## GOAL OF THE EXERCISE
Without the pictures, print the lines running from the beginning of the material to the line containing "d in quarters]", both ends included.
··· DATASET EXTRACT ···
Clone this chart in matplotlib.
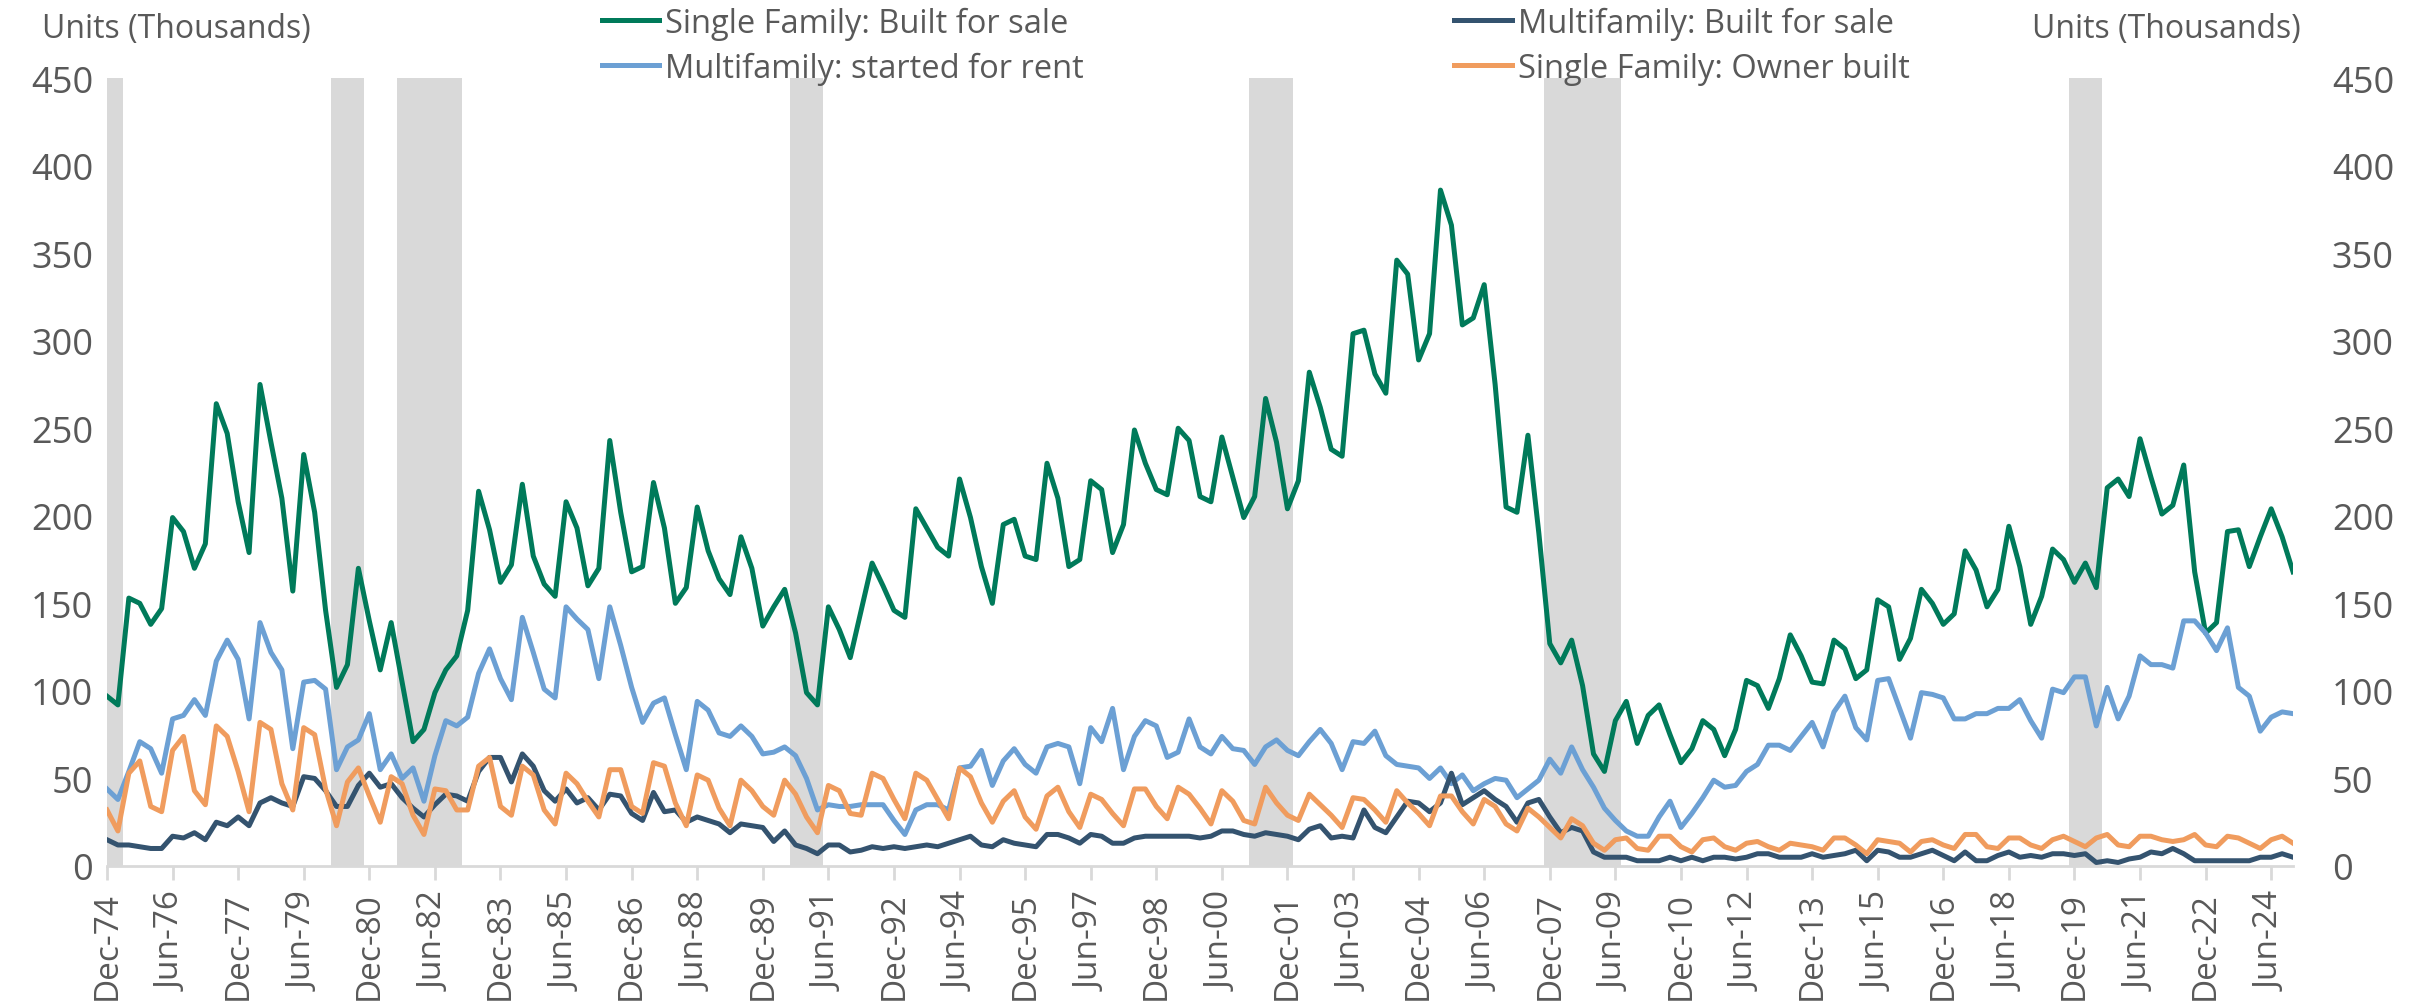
import numpy as np
import pandas as pd
import matplotlib
matplotlib.use("Agg")
import matplotlib.pyplot as plt

plt.rcParams["font.family"] = ["Open Sans", "DejaVu Sans"]

# quarterly categories, Dec-74 .. Dec-24
quarters = pd.date_range("1974-12-31", "2024-12-31", freq="QE")
quarter_labels = [d.strftime("%b-%y") for d in quarters]

sf_built_for_sale = [
    97, 92, 153, 150, 138, 147, 199, 191, 170, 184,
    264, 247, 208, 179, 275, 242, 210, 157, 235, 202,
    146, 102, 115, 170, 140, 112, 139, 105, 71, 78,
    99, 112, 120, 146, 214, 192, 162, 172, 218, 177,
    161, 154, 208, 193, 160, 170, 243, 202, 168, 171,
    219, 193, 150, 159, 205, 180, 164, 155, 188, 170,
    137, 148, 158, 133, 99, 92, 148, 135, 119, 146,
    173, 160, 146, 142, 204, 193, 182, 177, 221, 199,
    171, 150, 195, 198, 177, 175, 230, 210, 171, 175,
    220, 215, 179, 195, 249, 230, 215, 212, 250, 243,
    211, 208, 245, 222, 199, 211, 267, 242, 204, 220,
    282, 262, 238, 234, 304, 306, 281, 270, 346, 338,
    289, 304, 386, 366, 309, 313, 332, 275, 205, 202,
    246, 190, 127, 116, 129, 103, 64, 54, 83, 94,
    70, 86, 92, 75, 59, 67, 83, 78, 63, 78,
    106, 103, 90, 107, 132, 120, 105, 104, 129, 124,
    107, 112, 152, 148, 118, 130, 158, 150, 138, 144,
    180, 169, 148, 158, 194, 171, 138, 154, 181, 175,
    162, 173, 159, 216, 221, 211, 244, 222, 201, 206,
    229, 168, 133, 139, 191, 192, 171, 188, 204, 188, 168,
]

mf_started_for_rent = [
    44, 38, 54, 71, 67, 53, 84, 86, 95, 86,
    117, 129, 118, 84, 139, 122, 112, 67, 105, 106,
    101, 55, 68, 72, 87, 55, 64, 50, 56, 37,
    63, 83, 80, 85, 110, 124, 107, 95, 142, 122,
    101, 96, 148, 141, 135, 107, 148, 126, 102, 82,
    93, 96, 75, 55, 94, 89, 76, 74, 80, 74,
    64, 65, 68, 63, 50, 32, 35, 34, 34, 35,
    35, 35, 26, 18, 32, 35, 35, 32, 56, 57,
    66, 46, 60, 67, 58, 53, 68, 70, 68, 47,
    79, 71, 90, 55, 74, 83, 80, 62, 65, 84,
    68, 64, 74, 67, 66, 58, 68, 72, 66, 63,
    71, 78, 70, 55, 71, 70, 77, 63, 58, 57,
    56, 50, 56, 47, 52, 43, 47, 50, 49, 39,
    44, 49, 61, 53, 68, 55, 45, 33, 26, 20,
    17, 17, 28, 37, 22, 30, 39, 49, 45, 46,
    54, 58, 69, 69, 66, 74, 82, 68, 88, 97,
    79, 72, 106, 107, 90, 73, 99, 98, 96, 84,
    84, 87, 87, 90, 90, 95, 83, 73, 101, 99,
    108, 108, 80, 102, 84, 97, 120, 115, 115, 113,
    140, 140, 133, 123, 136, 102, 97, 77, 85, 88, 87,
]

mf_built_for_sale = [
    15, 12, 12, 11, 10, 10, 17, 16, 19, 15,
    25, 23, 28, 23, 36, 39, 36, 34, 51, 50,
    43, 34, 34, 46, 53, 45, 47, 39, 33, 28,
    35, 41, 40, 37, 54, 62, 62, 48, 64, 57,
    43, 37, 44, 36, 39, 32, 41, 40, 30, 26,
    42, 31, 32, 25, 28, 26, 24, 19, 24, 23,
    22, 14, 20, 12, 10, 7, 12, 12, 8, 9,
    11, 10, 11, 10, 11, 12, 11, 13, 15, 17,
    12, 11, 15, 13, 12, 11, 18, 18, 16, 13,
    18, 17, 13, 13, 16, 17, 17, 17, 17, 17,
    16, 17, 20, 20, 18, 17, 19, 18, 17, 15,
    21, 23, 16, 17, 16, 32, 22, 19, 28, 37,
    36, 31, 36, 53, 35, 39, 43, 38, 34, 25,
    36, 38, 28, 19, 22, 20, 8, 5, 5, 5,
    3, 3, 3, 5, 3, 5, 3, 5, 5, 4,
    5, 7, 7, 5, 5, 5, 7, 5, 6, 7,
    9, 3, 9, 8, 5, 5, 7, 9, 6, 3,
    8, 3, 3, 6, 8, 5, 6, 5, 7, 7,
    6, 7, 2, 3, 2, 4, 5, 8, 7, 10,
    7, 3, 3, 3, 3, 3, 3, 5, 5, 7, 5,
]

sf_owner_built = [
    32, 20, 53, 60, 34, 31, 66, 74, 43, 35,
    80, 74, 54, 31, 82, 78, 47, 32, 79, 75,
    44, 23, 48, 56, 40, 25, 51, 47, 29, 18,
    44, 43, 32, 32, 57, 62, 34, 29, 57, 52,
    32, 24, 53, 47, 37, 28, 55, 55, 34, 30,
    59, 57, 36, 23, 52, 49, 33, 23, 49, 43,
    34, 29, 49, 41, 28, 19, 46, 43, 30, 29,
    53, 50, 38, 27, 53, 49, 38, 27, 56, 51,
    36, 25, 37, 43, 28, 21, 40, 45, 31, 22,
    41, 38, 30, 23, 44, 44, 34, 27, 45, 41,
    33, 24, 43, 37, 26, 24, 45, 36, 29, 26,
    41, 35, 29, 22, 39, 38, 32, 25, 43, 36,
    30, 23, 40, 40, 31, 24, 38, 34, 24, 20,
    33, 28, 22, 16, 27, 23, 13, 9, 15, 16,
    10, 9, 17, 17, 11, 8, 15, 16, 11, 9,
    13, 14, 11, 9, 13, 12, 11, 9, 16, 16,
    12, 7, 15, 14, 13, 8, 14, 15, 12, 10,
    18, 18, 11, 10, 16, 16, 12, 10, 15, 17,
    14, 11, 16, 18, 12, 11, 17, 17, 15, 14,
    15, 18, 12, 11, 17, 16, 13, 10, 15, 17, 13,
]

# recession quarters (first, last)
recessions = [
    ("Dec-74", "Mar-75"), ("Mar-80", "Sep-80"), ("Sep-81", "Dec-82"),
    ("Sep-90", "Mar-91"), ("Mar-01", "Dec-01"), ("Dec-07", "Jun-09"),
    ("Dec-19", "Jun-20"),
]

series = [
    ("Single Family: Built for sale", sf_built_for_sale, "#007A5A"),
    ("Multifamily: started for rent", mf_started_for_rent, "#6CA0D4"),
    ("Multifamily: Built for sale", mf_built_for_sale, "#34536F"),
    ("Single Family: Owner built", sf_owner_built, "#F09C5E"),
]

text_color = "#595959"
grey = "#D9D9D9"

fig = plt.figure(figsize=(24.15, 10.03), dpi=100)
ax = fig.add_axes([0.0443, 0.1356, 0.9052, 0.7856])
x = np.arange(len(quarter_labels))

# recession shading as full-height columns
for start, end in recessions:
    i0 = quarter_labels.index(start)
    i1 = quarter_labels.index(end)
    idx = np.arange(i0, i1 + 1)
    ax.bar(idx, [450] * len(idx), width=1.0, color=grey, linewidth=0, zorder=0)

handles = []
for name, vals, color in series:
    h, = ax.plot(x, vals, color=color, lw=3.6, label=name, zorder=3,
                 solid_joinstyle="round")
    handles.append(h)

ax.set_xlim(0, len(x) - 1)
ax.set_ylim(0, 450)
ax.set_yticks(range(0, 451, 50))
ax.set_xticks(x[::6])
ax.set_xticklabels(quarter_labels[::6], rotation=90)
ax.tick_params(axis="x", colors=grey, length=10, width=2, labelsize=24,
               labelcolor=text_color, pad=8)
ax.tick_params(axis="y", length=0, labelsize=26, labelcolor=text_color, pad=10)
for side in ["top", "right", "left"]:
    ax.spines[side].set_visible(False)
ax.spines["bottom"].set_color(grey)
ax.spines["bottom"].set_linewidth(2)
ax.spines["bottom"].set_zorder(1)

ax2 = ax.twinx()
ax2.set_ylim(0, 450)
ax2.set_yticks(range(0, 451, 50))
ax2.tick_params(axis="y", length=0, labelsize=26, labelcolor=text_color, pad=28)
for side in ["top", "right", "left", "bottom"]:
    ax2.spines[side].set_visible(False)

fig.text(42 / 2415, 1 - 30 / 1003, "Units (Thousands)", fontsize=23,
         color=text_color, va="center", ha="left")
fig.text(2301 / 2415, 1 - 30 / 1003, "Units (Thousands)", fontsize=23,
         color=text_color, va="center", ha="right")

fig.legend(handles=handles, ncol=2, loc="upper left",
           bbox_to_anchor=(600 / 2415, 1 - 6 / 1003), frameon=False,
           fontsize=23.5, labelcolor=text_color, handlelength=1.75,
           handletextpad=0.2, columnspacing=11.35, labelspacing=0.36,
           borderaxespad=0, borderpad=0.05)

fig.savefig("out.png", dpi=100)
···
## SOLUTION TO THIS TASK
Clone this chart in matplotlib.
import numpy as np
import pandas as pd
import matplotlib
matplotlib.use("Agg")
import matplotlib.pyplot as plt

plt.rcParams["font.family"] = ["Open Sans", "DejaVu Sans"]

# quarterly categories, Dec-74 .. Dec-24
quarters = pd.date_range("1974-12-31", "2024-12-31", freq="QE")
quarter_labels = [d.strftime("%b-%y") for d in quarters]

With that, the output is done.